What the [BLEEP] Are We Doing?.... that is for me the big question. The way and the speed at which we are destroying our only home, Mother Earth, is frightening... How much longer can this go on for? What can we do to stop this mindless destruction and instead live sustainably? Think about THAT for while!

Sunday, December 11, 2005

US walks out of Climate talks as 150 nations move forward


MONTREAL - The Bush administration's unwillingness to seriously confront global warming was increasingly at odds with the rest of the world last night as more than 150 other nations were poised to move forward with the Kyoto protocol.

The US faced widespread condemnation after persistently rejecting even the mildest commitment to deal with climate change.

Former US president Bill Clinton told the meeting that the Bush administration was "flat wrong" to reject the Kyoto accord and said cutting greenhouse gases was good for business and the planet. In an impassioned speech to hundreds of delegates and nongovernmental groups, Clinton rejected a major tenet of the Bush administration's argument for pulling out of the Kyoto Protocol emissions pact in 2001.

Clinton, whose administration negotiated Kyoto in 1997 but never submitted it to a skeptical Senate for ratification, said the belief that Kyoto would hurt the economies of developed nations was incorrect. "We know from every passing year we get more and more objective data that if we had a serious, disciplined effort to apply on a large scale existing clean energy and energy conservation technologies that we could meet and surpass the Kyoto targets easily in a way that would strengthen, not weaken, our economies," he said.
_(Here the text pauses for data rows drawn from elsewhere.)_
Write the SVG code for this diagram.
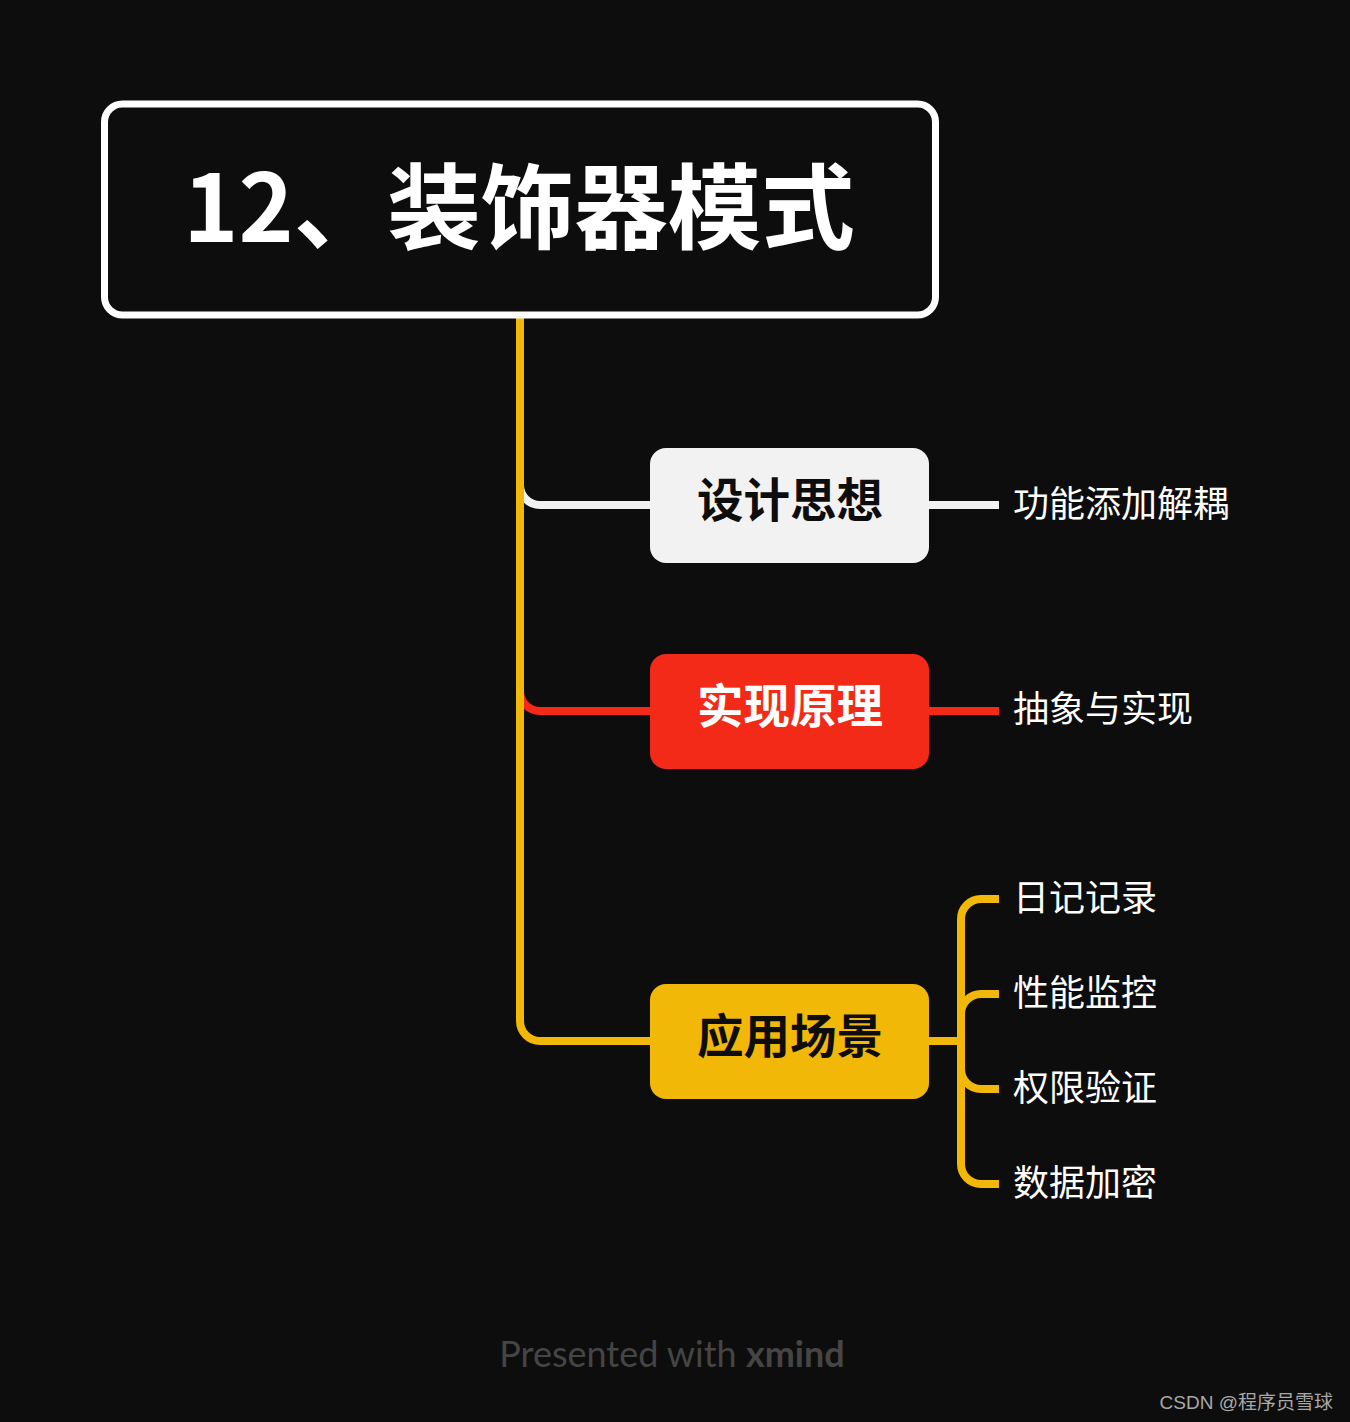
<svg xmlns="http://www.w3.org/2000/svg" width="1350" height="1422" viewBox="0 0 1350 1422">
<style>
.cjk{font-family:"Noto Sans CJK SC","Noto Sans",sans-serif}
.node{font-weight:bold;font-size:46.5px;text-anchor:middle}
.leaf{font-size:36px;fill:#ffffff}
.ln{fill:none;stroke-width:8}
</style>
<rect width="1350" height="1422" fill="#0d0d0d"/>
<g id="connectors">
<path class="ln" stroke="#f2f2f2" d="M520 485 A20 20 0 0 0 540 505 L652 505"/>
<path class="ln" stroke="#f22a17" d="M520 691 A20 20 0 0 0 540 711 L652 711"/>
<path class="ln" stroke="#f2b807" d="M520 318 L520 1021 A20 20 0 0 0 540 1041 L652 1041"/>
<path class="ln" stroke="#f2f2f2" d="M927 505 L999 505"/>
<path class="ln" stroke="#f22a17" d="M927 711 L999 711"/>
<path class="ln" stroke="#f2b807" d="M927 1041 L961 1041"/>
<path class="ln" stroke="#f2b807" d="M999 899 L981 899 A20 20 0 0 0 961 919 L961 1164 A20 20 0 0 0 981 1184 L999 1184"/>
<path class="ln" stroke="#f2b807" d="M961 1014 A20 20 0 0 1 981 994 L999 994"/>
<path class="ln" stroke="#f2b807" d="M961 1069 A20 20 0 0 0 981 1089 L999 1089"/>
</g>
<g id="root">
<rect x="104.5" y="104" width="831" height="211" rx="18" fill="#0d0d0d" stroke="#ffffff" stroke-width="7"/>
<text class="cjk" x="519" y="242" font-size="93.5" font-weight="bold" fill="#ffffff" text-anchor="middle">12、装饰器模式</text>
</g>
<g id="n-design">
<rect x="650" y="448" width="279" height="115" rx="16" fill="#f2f2f2"/>
<text class="cjk node" x="790" y="517" fill="#0d0d0d">设计思想</text>
</g>
<g id="n-impl">
<rect x="650" y="654" width="279" height="115" rx="16" fill="#f22a17"/>
<text class="cjk node" x="790" y="723" fill="#ffffff">实现原理</text>
</g>
<g id="n-use">
<rect x="650" y="984" width="279" height="115" rx="16" fill="#f2b807"/>
<text class="cjk node" x="790" y="1053" fill="#0d0d0d">应用场景</text>
</g>
<g id="l1"><text class="cjk leaf" x="1013" y="517">功能添加解耦</text></g>
<g id="l2"><text class="cjk leaf" x="1013" y="722">抽象与实现</text></g>
<g id="l3"><text class="cjk leaf" x="1013" y="911">日记记录</text></g>
<g id="l4"><text class="cjk leaf" x="1013" y="1006">性能监控</text></g>
<g id="l5"><text class="cjk leaf" x="1013" y="1101">权限验证</text></g>
<g id="l6"><text class="cjk leaf" x="1013" y="1196">数据加密</text></g>
<text x="672" y="1367" font-family="Lato,'Open Sans',sans-serif" font-size="36" fill="#454545" text-anchor="middle">Presented with <tspan font-weight="bold">xmind</tspan></text>
<text x="1333" y="1409" class="cjk" font-size="19" fill="#a8a8a8" text-anchor="end"><tspan font-family="'Liberation Sans',sans-serif">CSDN @</tspan>程序员雪球</text>
</svg>
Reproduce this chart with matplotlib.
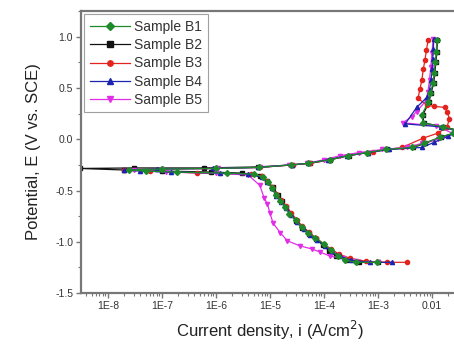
import matplotlib
matplotlib.use('Agg')
import matplotlib.pyplot as plt
from matplotlib.ticker import FixedLocator, FixedFormatter, LogLocator, NullFormatter, MultipleLocator

plt.rcParams['font.family'] = ['Liberation Sans', 'DejaVu Sans']

# Polarization curves: current density (A/cm2) and potential (V vs. SCE)
i_b1 = [9.5e-4, 4.0e-4, 2.5e-4, 1.8e-4, 1.35e-4, 1.0e-4, 6.8e-5, 5.0e-5, 3.9e-5, 3.0e-5,
        2.3e-5, 1.9e-5, 1.55e-5, 1.3e-5, 1.1e-5, 9.3e-6, 7.6e-6, 5.0e-6, 1.6e-6, 1.9e-7,
        5.0e-8, 2.5e-8, 1.0e-7, 1.0e-6, 6.3e-6, 2.5e-5, 5.0e-5, 1.3e-4, 2.8e-4, 6.3e-4,
        1.4e-3, 4.3e-3, 7.1e-3, 1.4e-2, 2.5e-2, 2.8e-2, 1.6e-2, 6.8e-3, 6.5e-3, 8.5e-3,
        9.3e-3, 1.05e-2, 1.1e-2, 1.15e-2, 1.2e-2, 1.23e-2]
e_b1 = [-1.20, -1.20, -1.18, -1.14, -1.08, -1.02, -0.96, -0.91, -0.86, -0.79,
        -0.73, -0.66, -0.60, -0.54, -0.48, -0.42, -0.37, -0.34, -0.33, -0.32,
        -0.31, -0.30, -0.29, -0.285, -0.275, -0.25, -0.235, -0.20, -0.16, -0.13,
        -0.10, -0.08, -0.04, 0.02, 0.06, 0.09, 0.12, 0.16, 0.24, 0.36,
        0.45, 0.55, 0.65, 0.75, 0.85, 0.97]

i_b2 = [1.0e-3, 4.5e-4, 2.6e-4, 1.7e-4, 1.25e-4, 9.5e-5, 7.0e-5, 5.2e-5, 4.0e-5, 3.1e-5,
        2.4e-5, 2.0e-5, 1.65e-5, 1.4e-5, 1.15e-5, 9.0e-6, 6.5e-6, 3.0e-6, 8.0e-7, 1.0e-7,
        2.0e-8, 3.0e-9, 3.0e-8, 6.0e-7, 6.0e-6, 2.6e-5, 5.5e-5, 1.3e-4, 2.9e-4, 6.5e-4,
        1.5e-3, 4.5e-3, 7.5e-3, 1.5e-2, 2.6e-2, 2.9e-2, 1.6e-2, 7.0e-3, 6.8e-3, 8.8e-3,
        9.6e-3, 1.08e-2, 1.13e-2, 1.18e-2, 1.23e-2, 1.26e-2]
e_b2 = [-1.20, -1.20, -1.18, -1.14, -1.09, -1.03, -0.97, -0.92, -0.87, -0.80,
        -0.73, -0.66, -0.60, -0.54, -0.47, -0.41, -0.36, -0.33, -0.32, -0.31,
        -0.30, -0.285, -0.28, -0.28, -0.27, -0.25, -0.235, -0.20, -0.16, -0.13,
        -0.10, -0.08, -0.04, 0.02, 0.06, 0.09, 0.12, 0.16, 0.24, 0.36,
        0.45, 0.55, 0.65, 0.75, 0.85, 0.97]

i_b3 = [3.5e-3, 1.5e-3, 6.0e-4, 3.0e-4, 1.9e-4, 1.35e-4, 1.0e-4, 7.0e-5, 5.2e-5, 4.0e-5,
        3.2e-5, 2.5e-5, 2.0e-5, 1.6e-5, 1.3e-5, 1.1e-5, 9.0e-6, 7.0e-6, 4.5e-6, 4.5e-7,
        6.0e-8, 2.0e-8, 1.0e-7, 1.0e-6, 6.5e-6, 2.7e-5, 5.5e-5, 1.3e-4, 2.8e-4, 8.0e-4,
        2.8e-3, 6.8e-3, 1.3e-2, 1.9e-2, 2.1e-2, 1.9e-2, 1.75e-2, 1.1e-2, 8.1e-3, 5.5e-3,
        6.0e-3, 6.5e-3, 6.9e-3, 7.4e-3, 7.9e-3, 8.5e-3]
e_b3 = [-1.20, -1.20, -1.19, -1.16, -1.12, -1.07, -1.02, -0.96, -0.90, -0.85,
        -0.79, -0.72, -0.65, -0.59, -0.53, -0.47, -0.41, -0.36, -0.34, -0.33,
        -0.31, -0.30, -0.29, -0.285, -0.275, -0.25, -0.235, -0.20, -0.16, -0.12,
        -0.08, 0.01, 0.06, 0.12, 0.20, 0.27, 0.31, 0.32, 0.33, 0.40,
        0.49, 0.58, 0.68, 0.77, 0.87, 0.97]

i_b4 = [1.8e-3, 7.0e-4, 3.2e-4, 2.0e-4, 1.4e-4, 1.05e-4, 7.5e-5, 5.5e-5, 4.2e-5, 3.2e-5,
        2.5e-5, 2.0e-5, 1.6e-5, 1.3e-5, 1.1e-5, 9.0e-6, 7.0e-6, 4.0e-6, 1.2e-6, 1.5e-7,
        4.0e-8, 2.0e-8, 8.0e-8, 9.0e-7, 6.0e-6, 2.6e-5, 5.0e-5, 1.2e-4, 2.7e-4, 6.5e-4,
        1.6e-3, 6.5e-3, 1.1e-2, 2.0e-2, 2.9e-2, 1.5e-2, 3.2e-3, 5.2e-3, 8.1e-3, 9.0e-3,
        9.6e-3, 1.0e-2, 1.03e-2, 1.06e-2, 1.08e-2]
e_b4 = [-1.20, -1.20, -1.18, -1.14, -1.09, -1.04, -0.98, -0.93, -0.88, -0.81,
        -0.74, -0.67, -0.61, -0.55, -0.48, -0.42, -0.37, -0.34, -0.33, -0.32,
        -0.31, -0.30, -0.29, -0.285, -0.275, -0.25, -0.235, -0.20, -0.16, -0.13,
        -0.10, -0.08, -0.03, 0.03, 0.08, 0.12, 0.15, 0.31, 0.41, 0.48,
        0.58, 0.68, 0.78, 0.88, 0.98]

i_b5 = [1.0e-3, 4.0e-4, 2.3e-4, 1.3e-4, 8.5e-5, 6.0e-5, 3.6e-5, 2.1e-5, 1.55e-5, 1.15e-5,
        1.0e-5, 9.0e-6, 7.8e-6, 6.5e-6, 4.0e-6, 1.0e-6, 1.2e-7, 3.0e-8, 1.0e-7, 1.1e-6,
        6.5e-6, 2.3e-5, 4.9e-5, 1.0e-4, 2.0e-4, 4.5e-4, 1.2e-3, 3.5e-3, 6.5e-3, 1.3e-2,
        2.6e-2, 1.2e-2, 2.9e-3, 4.2e-3, 5.2e-3, 7.6e-3, 8.4e-3, 9.0e-3, 9.5e-3, 1.0e-2,
        1.05e-2]
e_b5 = [-1.20, -1.19, -1.16, -1.14, -1.10, -1.07, -1.04, -0.99, -0.91, -0.82,
        -0.72, -0.63, -0.57, -0.45, -0.35, -0.33, -0.32, -0.30, -0.29, -0.285,
        -0.275, -0.25, -0.235, -0.20, -0.16, -0.13, -0.10, -0.08, -0.04, 0.00,
        0.05, 0.13, 0.16, 0.22, 0.27, 0.37, 0.46, 0.58, 0.70, 0.84,
        0.98]

labels = ['Sample B1', 'Sample B2', 'Sample B3', 'Sample B4', 'Sample B5']
colors = ['#1f8a2a', '#111111', '#e3241e', '#1c23b0', '#e12ee6']
markers = ['D', 's', 'o', '^', 'v']
x_ticks = [1e-8, 1e-7, 1e-6, 1e-5, 1e-4, 1e-3, 1e-2]
x_tick_labels = ['1E-8', '1E-7', '1E-6', '1E-5', '1E-4', '1E-3', '0.01']

fig = plt.figure(figsize=(4.54, 3.44), dpi=100)
ax = fig.add_axes([0.178, 0.148, 0.833, 0.820])

series = [(i_b1, e_b1), (i_b2, e_b2), (i_b3, e_b3), (i_b4, e_b4), (i_b5, e_b5)]
# drawing order: black at the bottom, green on top
order = [1, 2, 4, 3, 0]
for z, k in enumerate(order):
    cur, pot = series[k]
    ax.plot(cur, pot, color=colors[k], marker=markers[k], markersize=3.0,
            linewidth=0.9, label=labels[k], zorder=2 + z)

ax.set_xscale('log')
ax.set_xlim(10 ** -8.5, 10 ** -1.5)
ax.set_ylim(-1.5, 1.25)

ax.xaxis.set_major_locator(FixedLocator(x_ticks))
ax.xaxis.set_major_formatter(FixedFormatter(x_tick_labels))
ax.xaxis.set_minor_locator(LogLocator(base=10, subs=range(2, 10), numticks=20))
ax.xaxis.set_minor_formatter(NullFormatter())
ax.yaxis.set_major_locator(MultipleLocator(0.5))
ax.yaxis.set_minor_locator(MultipleLocator(0.25))
ax.yaxis.set_major_formatter(plt.FuncFormatter(lambda v, p: f'{v:.1f}'))

for s in ax.spines.values():
    s.set_color('#777777')
    s.set_linewidth(1.6)
ax.tick_params(which='major', direction='out', length=3.5, width=1.0, color='#777777',
               labelsize=7.5, labelcolor='#333333', pad=2)
ax.tick_params(which='minor', direction='out', length=2, width=0.8, color='#777777')

ax.set_xlabel('Current density, i (A/cm$^2$)', fontsize=12, color='#222222', labelpad=6)
ax.set_ylabel('Potential, E (V vs. SCE)', fontsize=12, color='#222222', labelpad=10)

handles, labs = ax.get_legend_handles_labels()
hmap = dict(zip(labs, handles))
leg = ax.legend([hmap[l] for l in labels], labels, loc='upper left', fontsize=10,
                handlelength=2.9, labelspacing=0.3, borderpad=0.4, handletextpad=0.3,
                borderaxespad=0.25, frameon=True, fancybox=False, markerscale=1.3)
leg.get_frame().set_edgecolor('#888888')
leg.get_frame().set_linewidth(0.8)
leg.set_zorder(10)
for t in leg.get_texts():
    t.set_color('#333333')

fig.savefig('out.png', dpi=100)
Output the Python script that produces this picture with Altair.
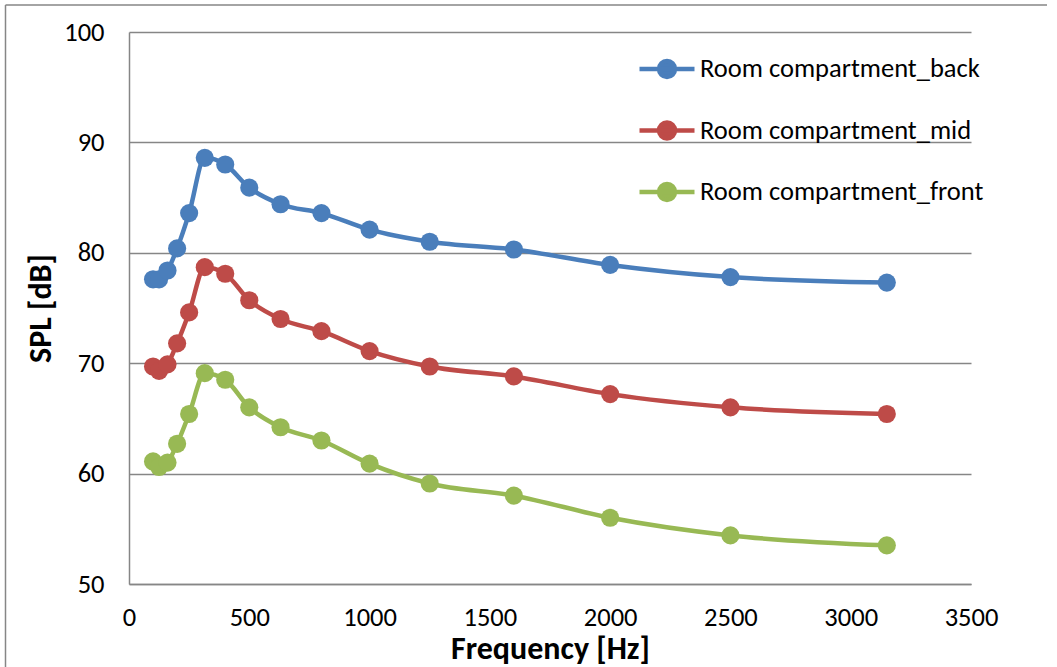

The Montreal meeting is the latest in a 17-year string of sessions aimed at moving both industrial powers and fast-growing developing countries toward cutting emissions of the greenhouse gases, most notably carbon dioxide, which are an unavoidable byproduct of burning
coal, oil and forests.

They have produced two agreements. The first, the 1992 Framework Convention on Climate Change (UNFCC), was accepted by nearly all the world's countries, including the United States, but includes no binding targets and never defines an unacceptably dangerous concentration
of greenhouse gases.

The Kyoto Protocol, an addendum to the first treaty, took effect in February but only requires about three dozen industrial countries to make cuts in the gases. It was rejected in 2001 by President Bush.

At the Montreal meeting on Friday, countries bound by the Kyoto pact were close to agreeing on a plan to negotiate a new set of targets and timetables for cutting emissions after its terms expire in 2012.